Set exercise: Output every entry exactly as written, skipping any pictures.

━━━ Record set ━━━

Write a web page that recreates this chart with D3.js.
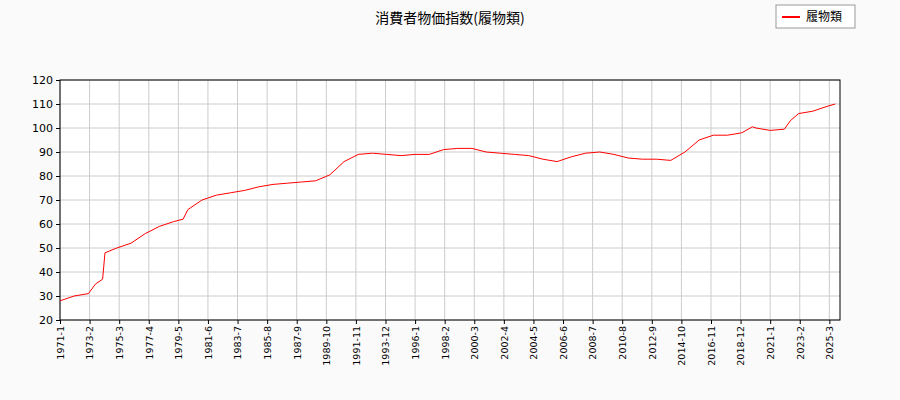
<!DOCTYPE html><html><head><meta charset="utf-8"><script src="https://cdn.jsdelivr.net/npm/d3@7"></script>
<style>body{margin:0;background:#fafafa}</style></head><body><svg id="c" width="900" height="400"></svg>
<script>
const dates=["1971-1","1972-1","1973-1","1973-7","1974-1","1974-3","1975-1","1976-1","1977-1","1978-1","1979-1","1979-9","1980-1","1981-1","1982-1","1983-1","1984-1","1985-1","1986-1","1987-1","1988-1","1989-1","1990-1","1991-1","1992-1","1993-1","1994-1","1995-1","1996-1","1997-1","1998-1","1999-1","2000-1","2001-1","2002-1","2003-1","2004-1","2005-1","2006-1","2007-1","2008-1","2009-1","2010-1","2011-1","2012-1","2013-1","2014-1","2015-1","2016-1","2017-1","2018-1","2019-1","2019-10","2020-1","2021-1","2022-1","2022-6","2023-1","2024-1","2025-1","2025-8"];
const values=[28,30,31,35,37,48,50,52,56,59,61,62,66,70,72,73,74,75.5,76.5,77,77.5,78,80.5,86,89,89.5,89,88.5,89,89,91,91.5,91.5,90,89.5,89,88.5,87,86,88,89.5,90,89,87.5,87,87,86.5,90,95,97,97,98,100.5,100,99,99.5,103,106,107,109,110];
const tickLabels=["1971-1","1973-2","1975-3","1977-4","1979-5","1981-6","1983-7","1985-8","1987-9","1989-10","1991-11","1993-12","1996-1","1998-2","2000-3","2002-4","2004-5","2006-6","2008-7","2010-8","2012-9","2014-10","2016-11","2018-12","2021-1","2023-2","2025-3"];
const yTicks=[20,30,40,50,60,70,80,90,100,110,120];
const idx=s=>{const [y,m]=s.split("-").map(Number);return (y-1971)*12+m-1;};
const svg=d3.select("#c");
const x=d3.scaleLinear().domain([0,659]).range([60,840]);
const y=d3.scaleLinear().domain([20,120]).range([320,80]);
svg.append("rect").attr("x",60).attr("y",80).attr("width",780).attr("height",240).attr("fill","#fff");
const g=svg.append("g");
g.selectAll(".gx").data(tickLabels).join("line").attr("x1",d=>x(idx(d))).attr("x2",d=>x(idx(d))).attr("y1",80).attr("y2",320).attr("stroke","#ccc");
g.selectAll(".gy").data(yTicks).join("line").attr("x1",60).attr("x2",840).attr("y1",d=>y(d)).attr("y2",d=>y(d)).attr("stroke","#ccc");
svg.append("rect").attr("x",60).attr("y",80).attr("width",780).attr("height",240).attr("fill","none").attr("stroke","#000");
const line=d3.line().x((d,i)=>x(idx(dates[i]))).y(d=>y(d));
svg.append("path").datum(values).attr("d",line).attr("fill","none").attr("stroke","red").attr("stroke-width",1);
const xa=svg.append("g").attr("transform","translate(0,320)").call(d3.axisBottom(x).tickValues(tickLabels.map(idx)).tickFormat((d,i)=>tickLabels[i]).tickSize(4));
xa.select(".domain").remove();
xa.selectAll("text").attr("transform","rotate(-90)").attr("text-anchor","end").attr("dx","-6").attr("dy","0.35em").attr("x",0).attr("y",0).style("font-family","DejaVu Sans").style("font-size","9.5px");
const ya=svg.append("g").attr("transform","translate(60,0)").call(d3.axisLeft(y).tickValues(yTicks).tickSize(4));
ya.select(".domain").remove();
ya.selectAll("text").style("font-family","DejaVu Sans").style("font-size","11px");
svg.append("text").attr("x",450).attr("y",23).attr("text-anchor","middle").style("font-family","Noto Sans CJK JP").style("font-size","14px").text("消費者物価指数(履物類)");
svg.append("rect").attr("x",776).attr("y",5).attr("width",79).attr("height",23).attr("fill","#fff").attr("stroke","#999");
svg.append("line").attr("x1",782).attr("x2",800).attr("y1",17).attr("y2",17).attr("stroke","red").attr("stroke-width",2);
svg.append("text").attr("x",806).attr("y",21).style("font-family","Noto Sans CJK JP").style("font-size","12px").text("履物類");
</script></body></html>
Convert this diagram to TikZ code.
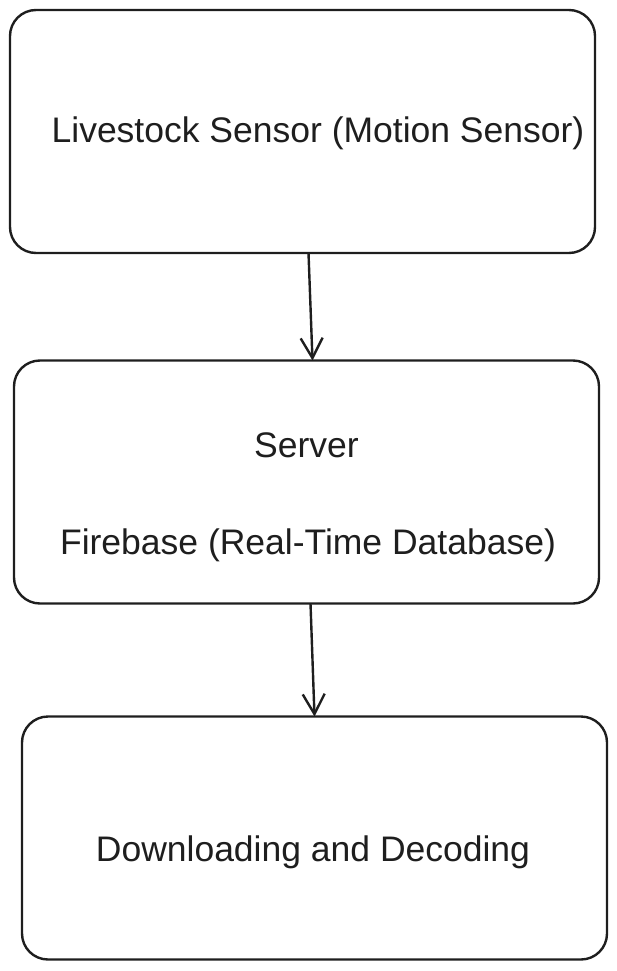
\documentclass[tikz,border=0pt]{standalone}
\usepackage{fontspec}
\setmainfont{Liberation Sans}
\usetikzlibrary{arrows.meta}
\definecolor{ink}{HTML}{1E1E1E}

\begin{document}
\begin{tikzpicture}[x=1pt, y=-1pt,
		box/.style={draw=ink, line width=2.4pt, rounded corners=26pt, minimum width=585pt, minimum height=243pt, inner sep=0pt, outer sep=0pt},
		lbl/.style={text=ink, inner sep=0pt, font=\fontsize{35.5}{42}\selectfont},
		flow/.style={draw=ink, line width=2.4pt, -{Straight Barb[length=20pt, width=22pt, line width=2.4pt]}}]
		\useasboundingbox (0,0) rectangle (617,971);
		\node [box] (sensor) at (302.5,131.5) {};
		\node [box] (server) at (306.5,482) {};
		\node [box] (decode) at (314.5,838) {};
		\node [lbl] (sensortxt) at (318,133) {Livestock Sensor (Motion Sensor)};
		\node [lbl] (servertxt) at (306.5,445) {Server};
		\node [lbl] (firebasetxt) at (308,545) {Firebase (Real-Time Database)};
		\node [lbl] (decodetxt) at (313,852) {Downloading and Decoding};
		\draw[flow] ([xshift=6pt]sensor.south) -- ([xshift=6pt]server.north);
		\draw[flow] ([xshift=4pt]server.south) -- (decode.north);
	\end{tikzpicture}
\end{document}
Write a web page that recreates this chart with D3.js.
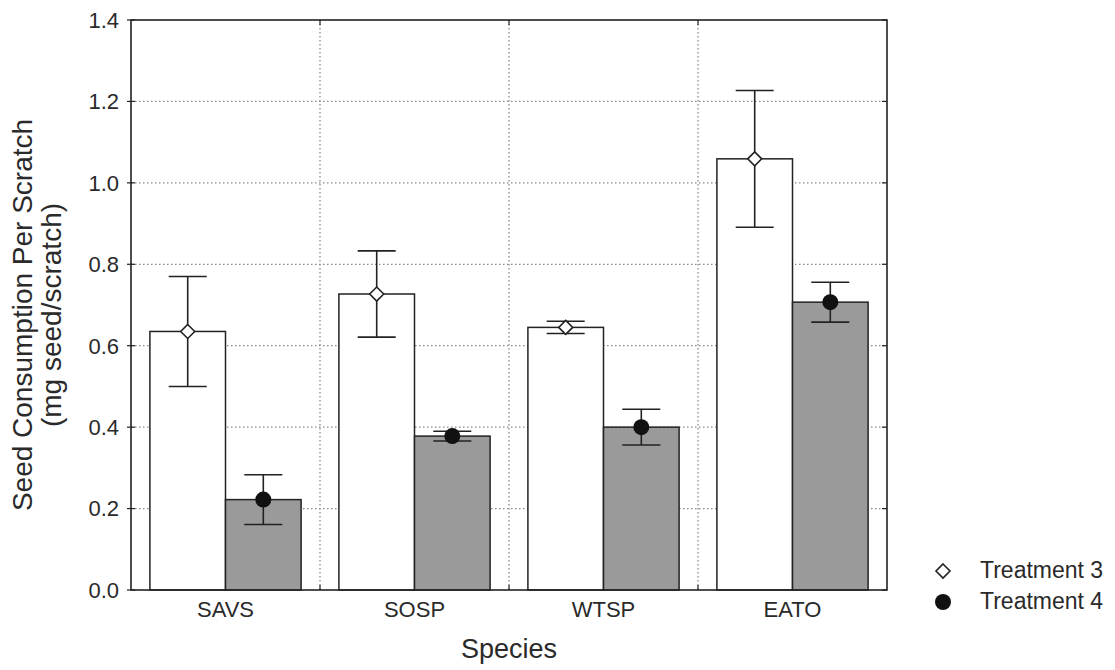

━━━

Full solution:
Write a web page that recreates this chart with D3.js.
<!DOCTYPE html><html><head><meta charset="utf-8"><script src="https://cdn.jsdelivr.net/npm/d3@7"></script>
<style>body{margin:0;background:#fafafa}</style></head><body><svg id="c" width="900" height="400"></svg>
<script>
const dates=["1971-1","1972-1","1973-1","1973-7","1974-1","1974-3","1975-1","1976-1","1977-1","1978-1","1979-1","1979-9","1980-1","1981-1","1982-1","1983-1","1984-1","1985-1","1986-1","1987-1","1988-1","1989-1","1990-1","1991-1","1992-1","1993-1","1994-1","1995-1","1996-1","1997-1","1998-1","1999-1","2000-1","2001-1","2002-1","2003-1","2004-1","2005-1","2006-1","2007-1","2008-1","2009-1","2010-1","2011-1","2012-1","2013-1","2014-1","2015-1","2016-1","2017-1","2018-1","2019-1","2019-10","2020-1","2021-1","2022-1","2022-6","2023-1","2024-1","2025-1","2025-8"];
const values=[28,30,31,35,37,48,50,52,56,59,61,62,66,70,72,73,74,75.5,76.5,77,77.5,78,80.5,86,89,89.5,89,88.5,89,89,91,91.5,91.5,90,89.5,89,88.5,87,86,88,89.5,90,89,87.5,87,87,86.5,90,95,97,97,98,100.5,100,99,99.5,103,106,107,109,110];
const tickLabels=["1971-1","1973-2","1975-3","1977-4","1979-5","1981-6","1983-7","1985-8","1987-9","1989-10","1991-11","1993-12","1996-1","1998-2","2000-3","2002-4","2004-5","2006-6","2008-7","2010-8","2012-9","2014-10","2016-11","2018-12","2021-1","2023-2","2025-3"];
const yTicks=[20,30,40,50,60,70,80,90,100,110,120];
const idx=s=>{const [y,m]=s.split("-").map(Number);return (y-1971)*12+m-1;};
const svg=d3.select("#c");
const x=d3.scaleLinear().domain([0,659]).range([60,840]);
const y=d3.scaleLinear().domain([20,120]).range([320,80]);
svg.append("rect").attr("x",60).attr("y",80).attr("width",780).attr("height",240).attr("fill","#fff");
const g=svg.append("g");
g.selectAll(".gx").data(tickLabels).join("line").attr("x1",d=>x(idx(d))).attr("x2",d=>x(idx(d))).attr("y1",80).attr("y2",320).attr("stroke","#ccc");
g.selectAll(".gy").data(yTicks).join("line").attr("x1",60).attr("x2",840).attr("y1",d=>y(d)).attr("y2",d=>y(d)).attr("stroke","#ccc");
svg.append("rect").attr("x",60).attr("y",80).attr("width",780).attr("height",240).attr("fill","none").attr("stroke","#000");
const line=d3.line().x((d,i)=>x(idx(dates[i]))).y(d=>y(d));
svg.append("path").datum(values).attr("d",line).attr("fill","none").attr("stroke","red").attr("stroke-width",1);
const xa=svg.append("g").attr("transform","translate(0,320)").call(d3.axisBottom(x).tickValues(tickLabels.map(idx)).tickFormat((d,i)=>tickLabels[i]).tickSize(4));
xa.select(".domain").remove();
xa.selectAll("text").attr("transform","rotate(-90)").attr("text-anchor","end").attr("dx","-6").attr("dy","0.35em").attr("x",0).attr("y",0).style("font-family","DejaVu Sans").style("font-size","9.5px");
const ya=svg.append("g").attr("transform","translate(60,0)").call(d3.axisLeft(y).tickValues(yTicks).tickSize(4));
ya.select(".domain").remove();
ya.selectAll("text").style("font-family","DejaVu Sans").style("font-size","11px");
svg.append("text").attr("x",450).attr("y",23).attr("text-anchor","middle").style("font-family","Noto Sans CJK JP").style("font-size","14px").text("消費者物価指数(履物類)");
svg.append("rect").attr("x",776).attr("y",5).attr("width",79).attr("height",23).attr("fill","#fff").attr("stroke","#999");
svg.append("line").attr("x1",782).attr("x2",800).attr("y1",17).attr("y2",17).attr("stroke","red").attr("stroke-width",2);
svg.append("text").attr("x",806).attr("y",21).style("font-family","Noto Sans CJK JP").style("font-size","12px").text("履物類");
</script></body></html>
Convert this diagram to TikZ code.
\documentclass[tikz,border=0pt]{standalone}
\usepackage{fontspec}
\setmainfont{Liberation Sans}
\usetikzlibrary{arrows.meta}
\definecolor{ink}{HTML}{1E1E1E}

\begin{document}
\begin{tikzpicture}[x=1pt, y=-1pt,
		box/.style={draw=ink, line width=2.4pt, rounded corners=26pt, minimum width=585pt, minimum height=243pt, inner sep=0pt, outer sep=0pt},
		lbl/.style={text=ink, inner sep=0pt, font=\fontsize{35.5}{42}\selectfont},
		flow/.style={draw=ink, line width=2.4pt, -{Straight Barb[length=20pt, width=22pt, line width=2.4pt]}}]
		\useasboundingbox (0,0) rectangle (617,971);
		\node [box] (sensor) at (302.5,131.5) {};
		\node [box] (server) at (306.5,482) {};
		\node [box] (decode) at (314.5,838) {};
		\node [lbl] (sensortxt) at (318,133) {Livestock Sensor (Motion Sensor)};
		\node [lbl] (servertxt) at (306.5,445) {Server};
		\node [lbl] (firebasetxt) at (308,545) {Firebase (Real-Time Database)};
		\node [lbl] (decodetxt) at (313,852) {Downloading and Decoding};
		\draw[flow] ([xshift=6pt]sensor.south) -- ([xshift=6pt]server.north);
		\draw[flow] ([xshift=4pt]server.south) -- (decode.north);
	\end{tikzpicture}
\end{document}
Write a web page that recreates this chart with D3.js.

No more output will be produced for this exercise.